Que los militares no intervengan en política es uno de los pocos puntos en los que hay consenso entre los venezolanos. De hecho, las encuestas reseñan que la gente perdió el respeto que sentían por la FANB porque durante los últimos 16 años han comprobado que no tienen competencias, conocimientos ni destrezas para resolver los problemas del país. Sin embargo, los políticos y los periodistas dicen que hay militares conspirando; hasta el propio Henry Ramos los denunció. ¿Será que unos soldados sediciosos ignoran que la mayoría no quiere que se metan en los asuntos de los civiles? ¿Olvidan la Constitución? Algunos jerarcas uniformados son reconocidos cómplices de los desmanes del gobierno; pero no son ignorantes o estúpidos. Al contrario, es gente inescrupulosa con información y entrenamiento. Ellos saben que el pueblo los repudia y de allí la amenaza de asaltar por completo el control del Estado.
No hay que ser experto en temas militares para presumir que en la FANB los mafiosos deben ser los menos, aun cuando sí los más lisonjeros y oportunistas. Un generalato corrompido y acostumbrado al lujo, al wiski caro, a las jóvenes amantes y con cuentas mil millonarias en el exterior es probable que apele a la guerra psicológica antes que al enfrentamiento armado para preservar el satus quo. El rumor golpista que algunos cuarteleros pusieron a circular parece una coartada; un artificio para que Maduro gane tiempo y esquive la furia popular que está a punto de reventar y allanar las calles.
Los militares rojos entendieron que para continuar aprovechándose del poder no necesitan una rebelión sangrienta; les basta con mantener a Maduro mediante un golpe comunicacional. Piensan que con la derrota emocional del ciudadano obtendrán lo que quieren sin pagar nada. De allí que utilicen sus conocimientos para ayudar al gobierno en la tarea de transformar el coraje de los venezolanos en impotencia; la rabia en frustración y el deseo de seguir luchando en angustia y depresión.

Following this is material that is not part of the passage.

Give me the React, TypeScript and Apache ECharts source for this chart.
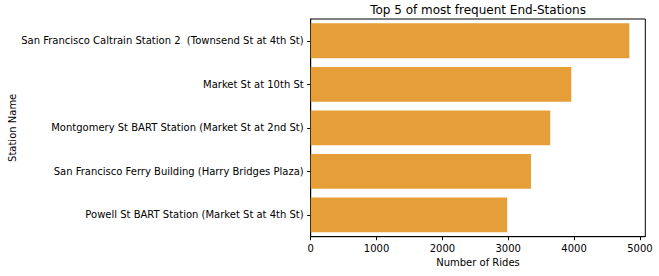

Quieren liquidar la expectativa de cambio sin ensuciase las manos.
La guerrilla psicológica es el golpe de Estado que dan los militares que apoyan al presidente. Por supuesto, esa camarilla resistirá hasta donde pueda. Evitarán negociar y pactar; en una publicidad negra empaquetarán el chantaje, el soborno y el engaño. Ahora bien, en el caso de una revuelta nadie dudaría que ese militar madurista al tiempo que ordena reprimir y encarcelar tenga listos su pasaporte y sus maletas para huir. Este grupo de uniformados ha mostrado un perfil moral que permite conjeturar que en condiciones de conflicto evitarán tan siquiera un rasguño; nunca terminarían como Sadán Hussein o Muamar Gadafi. Incluso, en un escenario de transición legal lo predecible es que estén más dispuestos a entregar al presidente y negociar sus privilegios que a jugarse el pellejo.
El gobierno está acorralado y en estado comatoso por la convicción democrática de quienes en diciembre votaron por la MUD y, además, por la actitud crítica del chavista abstencionista. Ese dato es suficientemente contundente para admitir que son los civiles y, no los militares, los que pueden desarticular a esa red de viciosos que hoy usurpa las instituciones del Estado.
El momento es para confiar en la intuición y las capacidades de los ciudadanos. Es la gente quien debe encabezar la marcha que desemboque en una transición. En esta hora difícil, hay una población asumiendo su responsabilidad en la calle; bastaría que cada organización política y grupo de presión haga lo propio. Por ejemplo, que los soldados institucionalistas amarren a sus colegas maduristas; pues no es necesario que ellos también acechen el poder civil. Antes bien, hace falta que esos militares demócratas le hagan ver a los dirigentes de la MUD el urgente deber que tienen de unificar sus criterios, mensajes y estrategias. Sobre todo, deberían mediar para que los jefes de la oposición entiendan que cualquier esfuerzo para concretar el cambio será ineficaz si no se pacta la fuerza política requerida para imponer la voluntad del pueblo.